Required work:
Transcribe everything in the data word for word. Pictures are left out.

Data block:
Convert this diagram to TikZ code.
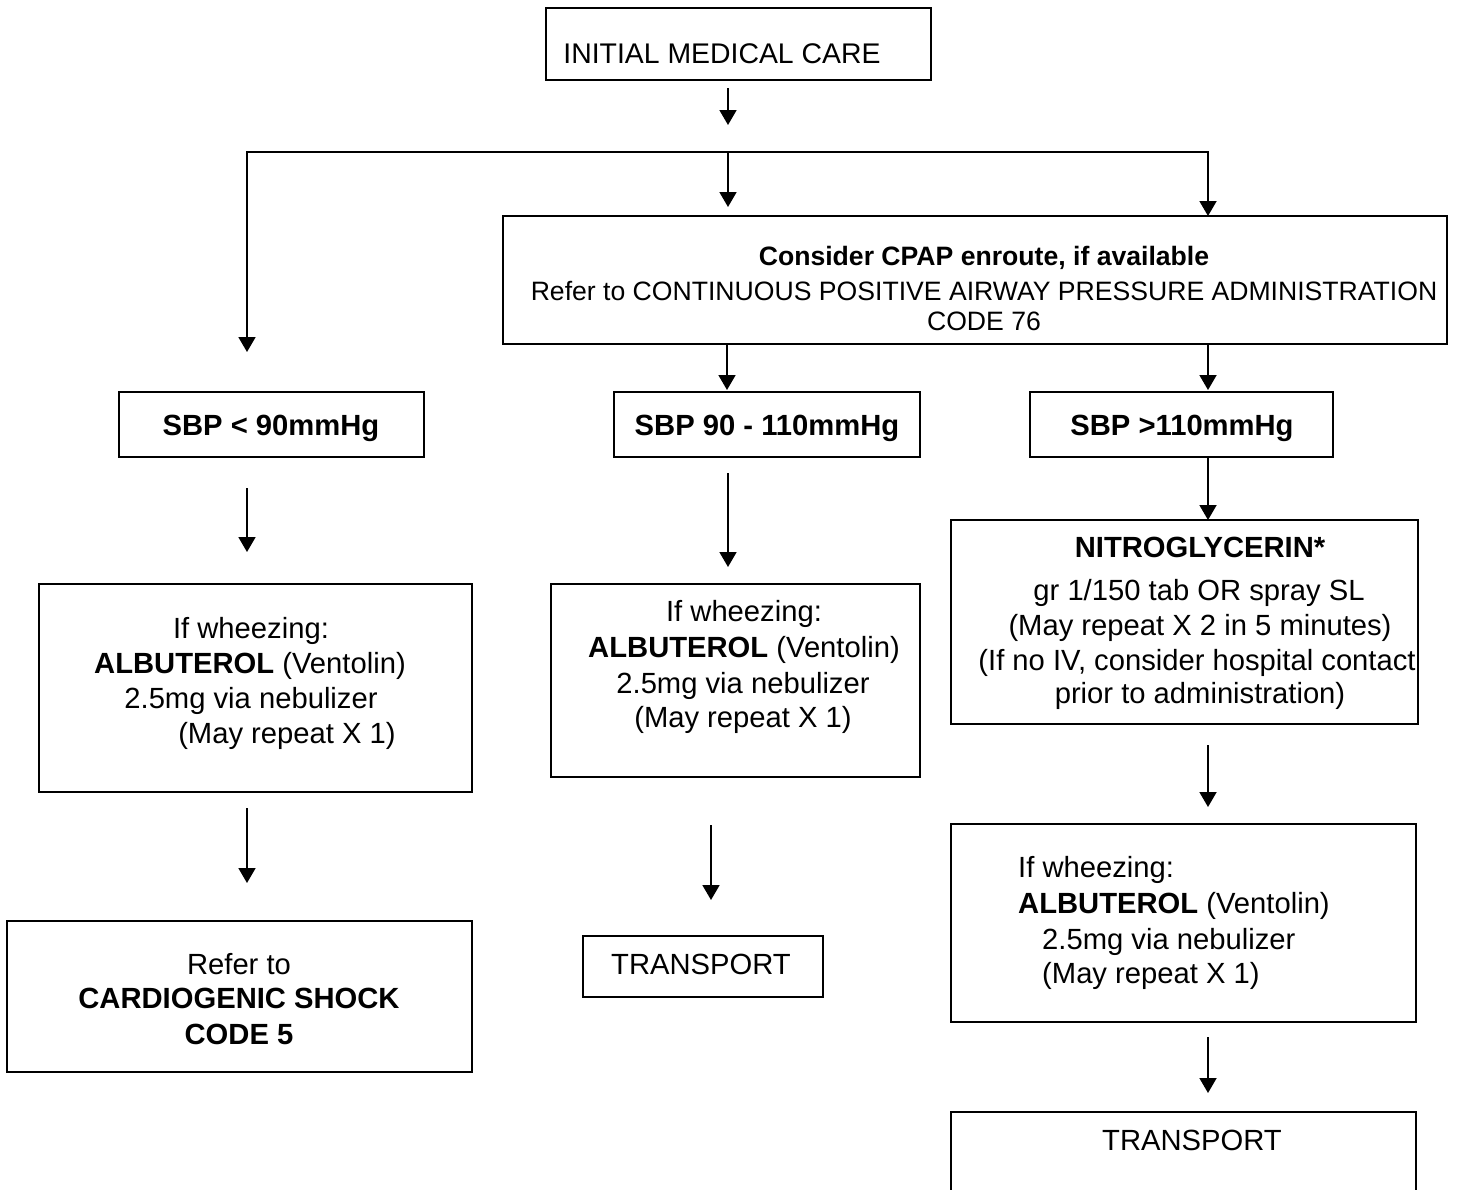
\documentclass[tikz,border=0pt]{standalone}
\usepackage{fontspec}
\setmainfont{Liberation Sans}
\usetikzlibrary{arrows.meta}

% rectangle given by its corners (x1,y1) and (x2,y2), y measured downwards
\newcommand\flowbox[5]{%
  \node[flow, minimum width={(#4-#2)*1pt}, minimum height={(#5-#3)*1pt}]
    (#1) at ({(#2+#4)/2},{(#3+#5)/2}) {};}

\begin{document}
\begin{tikzpicture}[x=1pt, y=-1pt,
  flow/.style={draw, line width=2.2pt, inner sep=0pt, outer sep=0pt, rectangle},
  lbl/.style={inner sep=0pt, anchor=base, font=\fontsize{29.2}{35}\selectfont},
  lblw/.style={lbl, anchor=base west},
  arr/.style={line width=1.8pt, -{Triangle[width=17pt,length=15pt]}},
  arrtwo/.style={line width=1.8pt, line join=miter,
    {Triangle[width=17pt,length=15pt]}-{Triangle[width=17pt,length=15pt]}}]

\clip (0,0) rectangle (1474,1189);
\fill[white] (0,0) rectangle (1474,1189);

% ---- boxes ----
\flowbox{init}{546}{8}{931}{80}
\flowbox{cpap}{503}{216}{1447}{344}
\flowbox{sbpL}{119}{392}{424}{457}
\flowbox{sbpM}{614}{392}{920}{457}
\flowbox{sbpR}{1030}{392}{1333}{457}
\flowbox{wheezeL}{39}{584}{472}{792}
\flowbox{wheezeM}{551}{584}{920}{777}
\flowbox{nitro}{951}{520}{1418}{724}
\flowbox{shock}{7}{921}{472}{1072}
\flowbox{transM}{583}{936}{823}{997}
\flowbox{wheezeR}{951}{824}{1416}{1022}
\flowbox{transR}{951}{1112}{1416}{1220}

% ---- texts ----
\node[lbl, font=\fontsize{28.4}{34}\selectfont] (tInit) at (722,63) {INITIAL MEDICAL CARE};

\node[lbl, font=\fontsize{26.6}{32}\selectfont\bfseries] (tCpap1) at (984,265) {Consider CPAP enroute, if available};
\node[lbl, font=\fontsize{26.6}{32}\selectfont] (tCpap2) at (984,300) {Refer to CONTINUOUS POSITIVE AIRWAY PRESSURE ADMINISTRATION};
\node[lbl, font=\fontsize{26.6}{32}\selectfont] (tCpap3) at (984,330) {CODE 76};

\node[lbl, font=\fontsize{29.2}{35}\selectfont\bfseries] (tSbpL) at (271,435) {SBP < 90mmHg};
\node[lbl, font=\fontsize{29.2}{35}\selectfont\bfseries] (tSbpM) at (767,435) {SBP 90 - 110mmHg};
\node[lbl, font=\fontsize{29.2}{35}\selectfont\bfseries] (tSbpR) at (1182,435) {SBP >110mmHg};

\node[lbl] (tWL1) at (251,638) {If wheezing:};
\node[lbl] (tWL2) at (250,673) {\textbf{ALBUTEROL} (Ventolin)};
\node[lbl] (tWL3) at (251,708) {2.5mg via nebulizer};
\node[lbl] (tWL4) at (287,743) {(May repeat X 1)};

\node[lbl] (tWM1) at (744,621) {If wheezing:};
\node[lbl] (tWM2) at (744,657) {\textbf{ALBUTEROL} (Ventolin)};
\node[lbl] (tWM3) at (743,693) {2.5mg via nebulizer};
\node[lbl] (tWM4) at (743,727) {(May repeat X 1)};

\node[lbl] (tN1) at (1200,557) {\textbf{NITROGLYCERIN*}};
\node[lbl] (tN2) at (1199,600) {gr 1/150 tab OR spray SL};
\node[lbl] (tN3) at (1200,635) {(May repeat X 2 in 5 minutes)};
\node[lbl] (tN4) at (1197,670) {(If no IV, consider hospital contact};
\node[lbl] (tN5) at (1200,703) {prior to administration)};

\node[lbl] (tS1) at (239,974) {Refer to};
\node[lbl] (tS2) at (239,1008) {\textbf{CARDIOGENIC SHOCK}};
\node[lbl] (tS3) at (239,1044) {\textbf{CODE 5}};

\node[lblw] (tTM) at (611,974) {TRANSPORT};

\node[lblw] (tWR1) at (1018,877) {If wheezing:};
\node[lblw] (tWR2) at (1018,913) {\textbf{ALBUTEROL} (Ventolin)};
\node[lblw] (tWR3) at (1042,949) {2.5mg via nebulizer};
\node[lblw] (tWR4) at (1042,983) {(May repeat X 1)};

\node[lbl] (tTR) at (1192,1150) {TRANSPORT};

% ---- connector end points ----
\coordinate (a0s) at (728,88);   \coordinate (a0e) at (728,125);
\coordinate (brL) at (247,352);  \coordinate (cnL) at (247,152);
\coordinate (cnR) at (1208,152);
\coordinate (brM) at (728,152);  \coordinate (brMe) at (728,207);
\coordinate (colM) at (727,0);   \coordinate (colR) at (1208,0);
\coordinate (a1s) at (247,488);  \coordinate (a1e) at (247,552);
\coordinate (a2s) at (728,473);  \coordinate (a2e) at (728,567);
\coordinate (a3s) at (247,808);  \coordinate (a3e) at (247,883);
\coordinate (a4s) at (711,825);  \coordinate (a4e) at (711,900);
\coordinate (a5s) at (1208,745); \coordinate (a5e) at (1208,807);
\coordinate (a6s) at (1208,1037);\coordinate (a6e) at (1208,1093);
\coordinate (p1) at (727,390);   \coordinate (p2) at (1208,390);

% ---- connectors ----
\draw[arr] (a0s) -- (a0e);
\draw[arrtwo] (brL) -- (cnL) -- (cnR) -- (cpap.north -| colR);
\draw[arr] (brM) -- (brMe);
\draw[arr] (cpap.south -| colM) -- (p1);
\draw[arr] (cpap.south -| colR) -- (p2);
\draw[arr] (a1s) -- (a1e);
\draw[arr] (a2s) -- (a2e);
\draw[arr] (sbpR.south -| colR) -- (nitro.north -| colR);
\draw[arr] (a3s) -- (a3e);
\draw[arr] (a4s) -- (a4e);
\draw[arr] (a5s) -- (a5e);
\draw[arr] (a6s) -- (a6e);
\end{tikzpicture}
\end{document}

Result of this task:
Convert this diagram to TikZ code.
\documentclass[tikz,border=0pt]{standalone}
\usepackage{fontspec}
\setmainfont{Liberation Sans}
\usetikzlibrary{arrows.meta}

% rectangle given by its corners (x1,y1) and (x2,y2), y measured downwards
\newcommand\flowbox[5]{%
  \node[flow, minimum width={(#4-#2)*1pt}, minimum height={(#5-#3)*1pt}]
    (#1) at ({(#2+#4)/2},{(#3+#5)/2}) {};}

\begin{document}
\begin{tikzpicture}[x=1pt, y=-1pt,
  flow/.style={draw, line width=2.2pt, inner sep=0pt, outer sep=0pt, rectangle},
  lbl/.style={inner sep=0pt, anchor=base, font=\fontsize{29.2}{35}\selectfont},
  lblw/.style={lbl, anchor=base west},
  arr/.style={line width=1.8pt, -{Triangle[width=17pt,length=15pt]}},
  arrtwo/.style={line width=1.8pt, line join=miter,
    {Triangle[width=17pt,length=15pt]}-{Triangle[width=17pt,length=15pt]}}]

\clip (0,0) rectangle (1474,1189);
\fill[white] (0,0) rectangle (1474,1189);

% ---- boxes ----
\flowbox{init}{546}{8}{931}{80}
\flowbox{cpap}{503}{216}{1447}{344}
\flowbox{sbpL}{119}{392}{424}{457}
\flowbox{sbpM}{614}{392}{920}{457}
\flowbox{sbpR}{1030}{392}{1333}{457}
\flowbox{wheezeL}{39}{584}{472}{792}
\flowbox{wheezeM}{551}{584}{920}{777}
\flowbox{nitro}{951}{520}{1418}{724}
\flowbox{shock}{7}{921}{472}{1072}
\flowbox{transM}{583}{936}{823}{997}
\flowbox{wheezeR}{951}{824}{1416}{1022}
\flowbox{transR}{951}{1112}{1416}{1220}

% ---- texts ----
\node[lbl, font=\fontsize{28.4}{34}\selectfont] (tInit) at (722,63) {INITIAL MEDICAL CARE};

\node[lbl, font=\fontsize{26.6}{32}\selectfont\bfseries] (tCpap1) at (984,265) {Consider CPAP enroute, if available};
\node[lbl, font=\fontsize{26.6}{32}\selectfont] (tCpap2) at (984,300) {Refer to CONTINUOUS POSITIVE AIRWAY PRESSURE ADMINISTRATION};
\node[lbl, font=\fontsize{26.6}{32}\selectfont] (tCpap3) at (984,330) {CODE 76};

\node[lbl, font=\fontsize{29.2}{35}\selectfont\bfseries] (tSbpL) at (271,435) {SBP < 90mmHg};
\node[lbl, font=\fontsize{29.2}{35}\selectfont\bfseries] (tSbpM) at (767,435) {SBP 90 - 110mmHg};
\node[lbl, font=\fontsize{29.2}{35}\selectfont\bfseries] (tSbpR) at (1182,435) {SBP >110mmHg};

\node[lbl] (tWL1) at (251,638) {If wheezing:};
\node[lbl] (tWL2) at (250,673) {\textbf{ALBUTEROL} (Ventolin)};
\node[lbl] (tWL3) at (251,708) {2.5mg via nebulizer};
\node[lbl] (tWL4) at (287,743) {(May repeat X 1)};

\node[lbl] (tWM1) at (744,621) {If wheezing:};
\node[lbl] (tWM2) at (744,657) {\textbf{ALBUTEROL} (Ventolin)};
\node[lbl] (tWM3) at (743,693) {2.5mg via nebulizer};
\node[lbl] (tWM4) at (743,727) {(May repeat X 1)};

\node[lbl] (tN1) at (1200,557) {\textbf{NITROGLYCERIN*}};
\node[lbl] (tN2) at (1199,600) {gr 1/150 tab OR spray SL};
\node[lbl] (tN3) at (1200,635) {(May repeat X 2 in 5 minutes)};
\node[lbl] (tN4) at (1197,670) {(If no IV, consider hospital contact};
\node[lbl] (tN5) at (1200,703) {prior to administration)};

\node[lbl] (tS1) at (239,974) {Refer to};
\node[lbl] (tS2) at (239,1008) {\textbf{CARDIOGENIC SHOCK}};
\node[lbl] (tS3) at (239,1044) {\textbf{CODE 5}};

\node[lblw] (tTM) at (611,974) {TRANSPORT};

\node[lblw] (tWR1) at (1018,877) {If wheezing:};
\node[lblw] (tWR2) at (1018,913) {\textbf{ALBUTEROL} (Ventolin)};
\node[lblw] (tWR3) at (1042,949) {2.5mg via nebulizer};
\node[lblw] (tWR4) at (1042,983) {(May repeat X 1)};

\node[lbl] (tTR) at (1192,1150) {TRANSPORT};

% ---- connector end points ----
\coordinate (a0s) at (728,88);   \coordinate (a0e) at (728,125);
\coordinate (brL) at (247,352);  \coordinate (cnL) at (247,152);
\coordinate (cnR) at (1208,152);
\coordinate (brM) at (728,152);  \coordinate (brMe) at (728,207);
\coordinate (colM) at (727,0);   \coordinate (colR) at (1208,0);
\coordinate (a1s) at (247,488);  \coordinate (a1e) at (247,552);
\coordinate (a2s) at (728,473);  \coordinate (a2e) at (728,567);
\coordinate (a3s) at (247,808);  \coordinate (a3e) at (247,883);
\coordinate (a4s) at (711,825);  \coordinate (a4e) at (711,900);
\coordinate (a5s) at (1208,745); \coordinate (a5e) at (1208,807);
\coordinate (a6s) at (1208,1037);\coordinate (a6e) at (1208,1093);
\coordinate (p1) at (727,390);   \coordinate (p2) at (1208,390);

% ---- connectors ----
\draw[arr] (a0s) -- (a0e);
\draw[arrtwo] (brL) -- (cnL) -- (cnR) -- (cpap.north -| colR);
\draw[arr] (brM) -- (brMe);
\draw[arr] (cpap.south -| colM) -- (p1);
\draw[arr] (cpap.south -| colR) -- (p2);
\draw[arr] (a1s) -- (a1e);
\draw[arr] (a2s) -- (a2e);
\draw[arr] (sbpR.south -| colR) -- (nitro.north -| colR);
\draw[arr] (a3s) -- (a3e);
\draw[arr] (a4s) -- (a4e);
\draw[arr] (a5s) -- (a5e);
\draw[arr] (a6s) -- (a6e);
\end{tikzpicture}
\end{document}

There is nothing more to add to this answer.